Japanese players struggle to make quick decisions at the individual level. Let me repeat: at the individual level, before even considering teamwork. Honestly, it's a cultural issue.
It's not something coaching can fix. No matter how much a coach orders them to go and just die, they just don't do it. That's why they collapse every time in high-leverage situations.
Who they need isn't Zellsis to boost their courage. They need someone who will take responsibility and keep leading the game even when they get shot and die. An igl who with strong charisma, issues forceful, one-sided commands. He must force players to do something even if they don't want to.
Regardless of how they exchange opinions and feedback during coaching sessions, the team must become one with an absolute command and obedience system during the game. No brainer, just shoot following to the shotcalling.

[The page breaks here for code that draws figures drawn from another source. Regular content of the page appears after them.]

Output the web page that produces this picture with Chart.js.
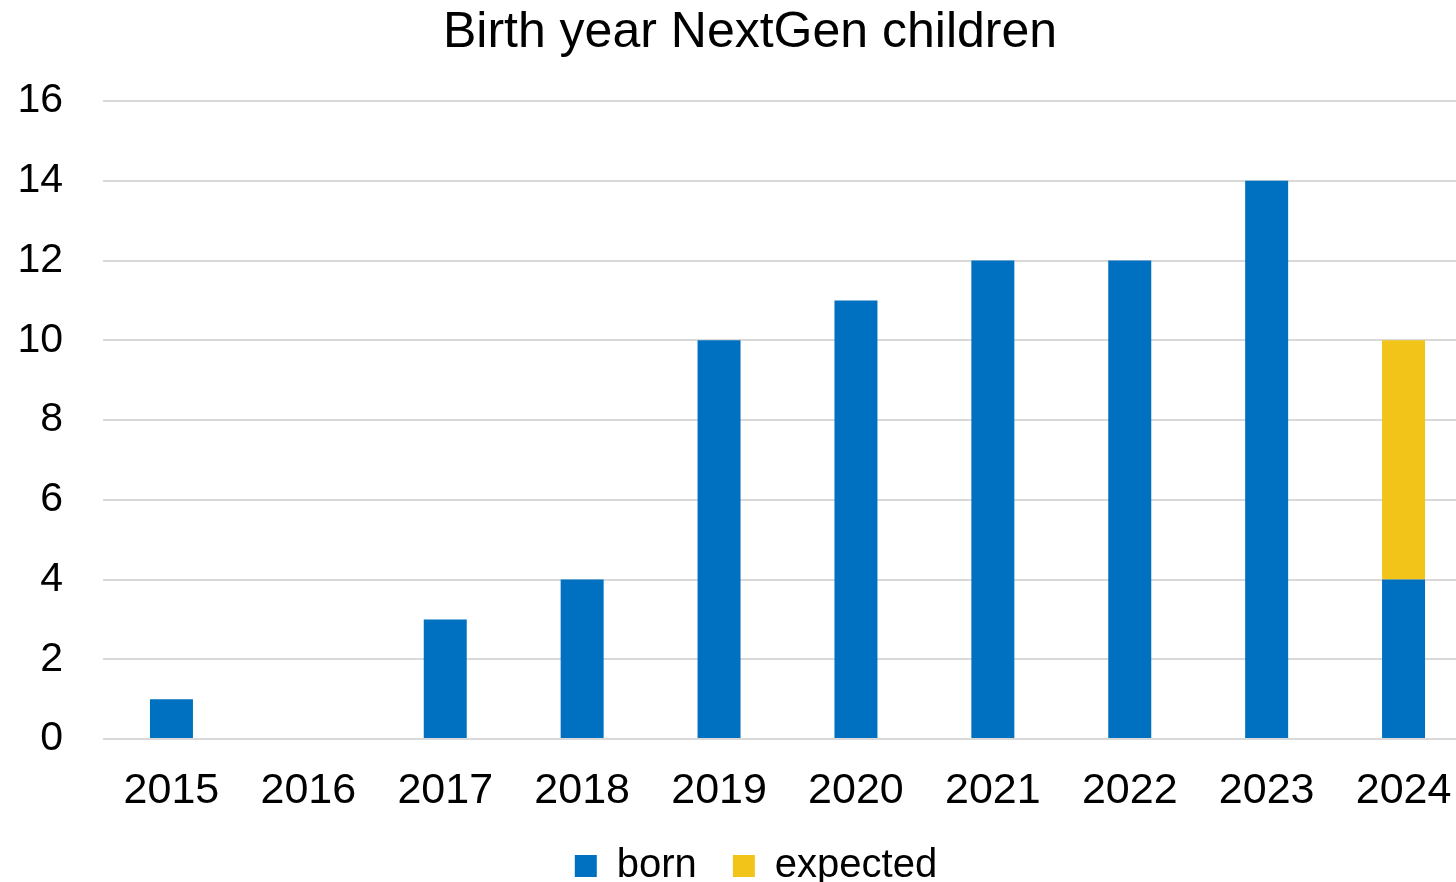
<!DOCTYPE html>
<html>
<head>
<meta charset="utf-8">
<script src="https://cdn.jsdelivr.net/npm/chart.js@4"></script>
<style>
  html, body { margin: 0; padding: 0; background: #fff; overflow: hidden; }
  #wrap { width: 1472px; height: 896px; }
</style>
</head>
<body>
<div id="wrap"><canvas id="myChart"></canvas></div>
<script>
const years = ['2015', '2016', '2017', '2018', '2019', '2020', '2021', '2022', '2023', '2024'];
const born = [1, 0, 3, 4, 10, 11, 12, 12, 14, 4];
const expected = [0, 0, 0, 0, 0, 0, 0, 0, 0, 6];
const yTicks = [0, 2, 4, 6, 8, 10, 12, 14, 16];

const ctx = document.getElementById('myChart');
const font = "'Liberation Sans', Arial, sans-serif";

// the original chart is cut off on the right, so nudge title and legend
// back to where they sit in the picture
const shiftBlocks = {
  id: 'shiftBlocks',
  afterLayout(chart) {
    if (chart.titleBlock) { chart.titleBlock.left += 14; chart.titleBlock.right += 14; }
    if (chart.legend) { chart.legend.left += 20; chart.legend.right += 20; }
  }
};

const c = new Chart(ctx, {
  type: 'bar',
  data: {
    labels: years,
    datasets: [
      { label: 'born', data: born, backgroundColor: '#0070C0' },
      { label: 'expected', data: expected, backgroundColor: '#F2C318' }
    ]
  },
  options: {
    responsive: true,
    maintainAspectRatio: false,
    animation: false,
    categoryPercentage: 1,
    barPercentage: 0.314,
    layout: { padding: 0 },
    plugins: {
      title: {
        display: true,
        text: 'Birth year NextGen children',
        color: '#000',
        font: { family: font, size: 50, weight: 'normal' },
        padding: { top: 3, bottom: 38 }
      },
      legend: {
        position: 'bottom',
        labels: {
          color: '#000',
          font: { family: font, size: 40 },
          boxWidth: 22,
          boxHeight: 22,
          padding: 36
        }
      },
      tooltip: { enabled: false }
    },
    scales: {
      x: {
        stacked: true,
        afterFit: (axis) => { axis.height = 71; },
        grid: { display: false },
        border: { display: false },
        ticks: { color: '#000', font: { family: font, size: 43 }, padding: 18, maxRotation: 0 }
      },
      y: {
        stacked: true,
        min: 0,
        max: 16,
        afterBuildTicks: (axis) => { axis.ticks = yTicks.map(v => ({ value: v })); },
        afterFit: (axis) => { axis.width = 103; },
        grid: { color: '#d9d9d9', lineWidth: 2, drawTicks: false },
        border: { display: false },
        ticks: { color: '#000', font: { family: font, size: 41 }, padding: 40 }
      }
    }
  },
  plugins: [shiftBlocks]
});
</script>
</body>
</html>
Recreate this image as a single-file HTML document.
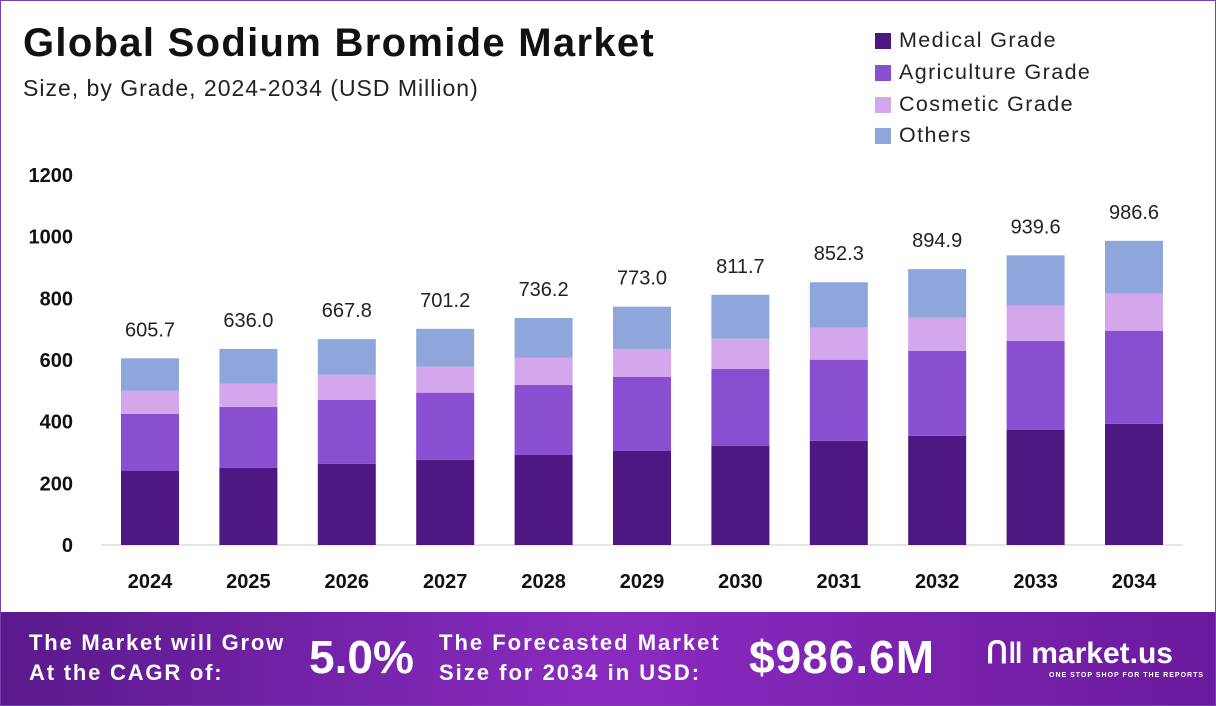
<!DOCTYPE html>
<html><head><meta charset="utf-8"><style>
body{margin:0;width:1216px;height:706px;overflow:hidden;font-family:"Liberation Sans",sans-serif;background:#fff}
#wrap{position:relative;width:1214px;height:704px;border:1px solid #7a3fb0;background:#fff}
.title{position:absolute;left:22px;top:20px;font-size:40px;letter-spacing:1.3px;font-weight:bold;color:#111}
.sub{position:absolute;left:22px;top:74px;font-size:23px;letter-spacing:1px;color:#222}
.leg{position:absolute;left:874px;font-size:21.5px;letter-spacing:1.4px;color:#222}
.leg span{display:inline-block;width:16px;height:16px;margin-right:8px;vertical-align:-2px}
#foot{position:absolute;left:0;top:611px;width:1214px;height:93px;background:linear-gradient(90deg,#5a1a8c,#8a2bc0 50%,#6a1a9c);color:#fff;font-weight:bold}
#foot div{position:absolute}
</style></head><body><div id="wrap">
<div class="title">Global Sodium Bromide Market</div>
<div class="sub">Size, by Grade, 2024-2034 (USD Million)</div>
<div class="leg" style="top:27px"><span style="background:#4e1782"></span>Medical Grade</div>
<div class="leg" style="top:59px"><span style="background:#8a4fd0"></span>Agriculture Grade</div>
<div class="leg" style="top:91px"><span style="background:#d4a6ec"></span>Cosmetic Grade</div>
<div class="leg" style="top:122px"><span style="background:#8fa6dc"></span>Others</div>
<svg id="chart" width="1216" height="611" style="position:absolute;left:0;top:0"></svg>
<div id="foot">
<div style="left:28px;top:16px;font-size:22px;line-height:30px;letter-spacing:1.8px">The Market will Grow<br>At the CAGR of:</div>
<div style="left:308px;top:18px;font-size:46px">5.0%</div>
<div style="left:438px;top:16px;font-size:22px;line-height:30px;letter-spacing:2px">The Forecasted Market<br>Size for 2034 in USD:</div>
<div style="left:748px;top:18px;font-size:46px;letter-spacing:1px">$986.6M</div>
<div style="left:985px;top:24px;font-size:30px">ᑎ‖ market.us</div>
<div style="left:1048px;top:60px;font-size:7px;letter-spacing:1px">ONE STOP SHOP FOR THE REPORTS</div>
</div>
<script>
const years=["2024","2025","2026","2027","2028","2029","2030","2031","2032","2033","2034"];
const medical=[240,250,263,276,292,305,321,338,354,373,393];
const agriculture=[185,198,208,218,227,240,250,263,276,289,302];
const cosmetic=[75,75,81,84,88,91,98,104,107,114,120];
const others=[105.7,113,115.8,123.2,129.2,137,142.7,147.3,157.9,163.6,171.6];
const totals=["605.7","636.0","667.8","701.2","736.2","773.0","811.7","852.3","894.9","939.6","986.6"];
const ticks=[0,200,400,600,800,1000,1200];
const NS="http://www.w3.org/2000/svg",svg=document.getElementById('chart');
const y=v=>544-v*0.3083, x=i=>149+i*98.4, bw=58;
function el(t,a){const e=document.createElementNS(NS,t);for(const k in a)e.setAttribute(k,a[k]);svg.appendChild(e);return e;}
const ax=el('line',{x1:100,x2:1182,y1:544,y2:544,stroke:'#ccc'});


ticks.forEach(t=>{const e=el('text',{x:72,y:y(t)+7,'text-anchor':'end','font-size':20,'font-weight':'bold',fill:'#111'});e.textContent=t;

});
const series=[[medical,'#4e1782','medical'],[agriculture,'#8a4fd0','agriculture'],[cosmetic,'#d4a6ec','cosmetic'],[others,'#8fa6dc','others']];
years.forEach((yr,i)=>{let base=0;
series.forEach(([arr,c,n])=>{const r=el('rect',{x:x(i)-bw/2,y:y(base+arr[i]),width:bw,height:y(base)-y(base+arr[i]),fill:c});


base+=arr[i];});
const l=el('text',{x:x(i),y:y(base)-22,'text-anchor':'middle','font-size':20,fill:'#222'});l.textContent=totals[i];


const xl=el('text',{x:x(i),y:587,'text-anchor':'middle','font-size':20,'font-weight':'bold',fill:'#111'});xl.textContent=yr;

});
</script>
</div></body></html>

That's when optimal efficiency will be achieved.
At first, I thought japanese igls like art or others labeled toxic could do that. They absolutely couldn't.
They need someone like Munchkin the Shogun.
On the coaching side, Coaches have to let them do what they want. Meaning slow play. Every attempt to impose an aggressive playstyle on Japanese teams has failed. They can't become PRX anyway. So old Zeta always remain Japan's ideal team though.
I don't think xqq is that bad of a coach. He's not particularly strategically brilliant, but he knows his players' good and bad sides. Carlao prepared counterstrats and setups better than expected, but tried to impose a playstyle that didn't fit. The result was a team aggressive until rounds 7-8, then just as useless as ever, doing nothing until the last 10 seconds.